Moran’s district includes much of Brighton and Allston, including the site of a massive project that would take down a decrepit Mass. Pike viaduct, straighten the highway, and free up dozens of acres, now owned by Harvard, for new development.
It would be insane for the state to treat this project purely as a highway job. But the Massachusetts Department of Transportation — not least because of a lack of money — wants to delay construction of an accompanying transit station until 2040. Which is to say, maybe forever.
In a public comment letter also signed by other elected officials representing Allston and Brighton in the House, Senate, and Boston City Council, Moran urges the state to “monetize the total benefits” to Harvard — the “single biggest beneficiary” of the Pike realignment — to guarantee the construction of West Station sooner rather than later. In other words: While Harvard has already committed to covering a third of the station’s cost, the state should hit the school up for the majority of it.
Elected officials in Allston have always gotten an earful over Harvard, as the university has bought up land and then dithered for years over what to do with it. The prevailing attitude among his constituents, Moran said in an interview, is “When do we get something back?”
Even if you don’t share his skepticism about Harvard, this much is clear: There’s a logjam in Allston that a ragtag band of transit activists can’t fix. The area’s elected legislators can’t fix it either.
But Harvard can.
In putting off West Station, MassDOT is on the verge of making a colossal mistake. The state says it needs to start dealing with the aging viaduct and doesn’t have the money for the station; the City of Boston is waiting on Harvard to clear up its plans; and Harvard says that, with the Allston site tied up in construction for the next eight to 10 years, it’s too early to know how all that land might develop.
Yet, as the traffic in Boston’s burgeoning Seaport District makes depressingly clear, transit delayed is transit denied. Without a clear commitment up front to build West Station, the highway project may lock in a lower-density development pattern that limits the economic value of the Allston property. But with a strong transportation network in place at the outset, the potential is endless.
Harvard officials have noted that the school has already invested hundreds of millions of dollars in the Allston project. The option of replacing highway ramps with a transit-rich employment hub only opened up because the school endured long, complex negotiations with the state, the railroad company CSX Transportation, and others. That’s laudable, but it only underscores Harvard’s power to end the current impasse.

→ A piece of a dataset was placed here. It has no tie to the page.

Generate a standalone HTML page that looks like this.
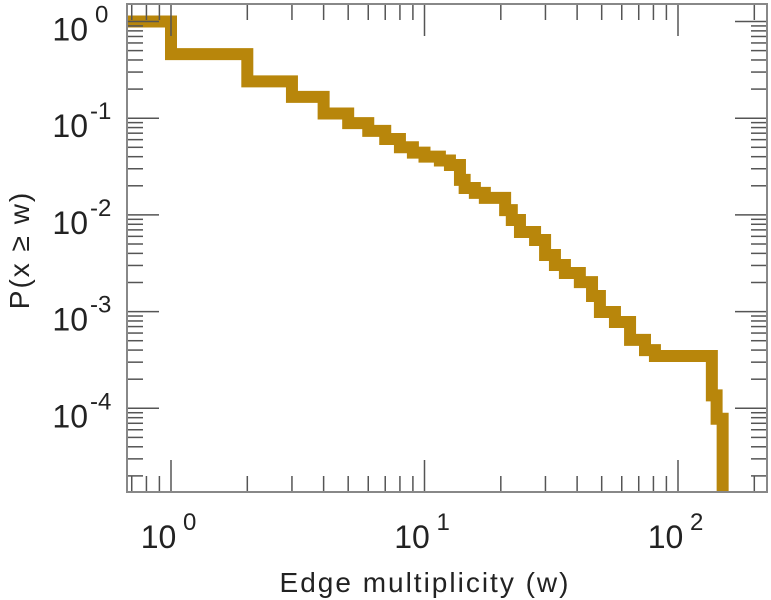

It’s easy enough to imagine creative financing schemes — for instance, a special taxing district on the Allston land — that would keep West Station moving along without too much pain to the university. Plus, if Harvard committed more money, it might also jar loose further contributions from Boston University, which previously pledged about $8 million, and other sources. And it would surely promote better relations with neighbors in Allston.
In general, the Greater Boston region, which might otherwise have become the eastern end of the Rust Belt, shouldn’t take its universities for granted. Yet there are some problems that only an institution like Harvard can solve. It would be a shame if the university stood aside as a major transit hub — the key to an urban vision for Allston — fell victim to bureaucratic inertia.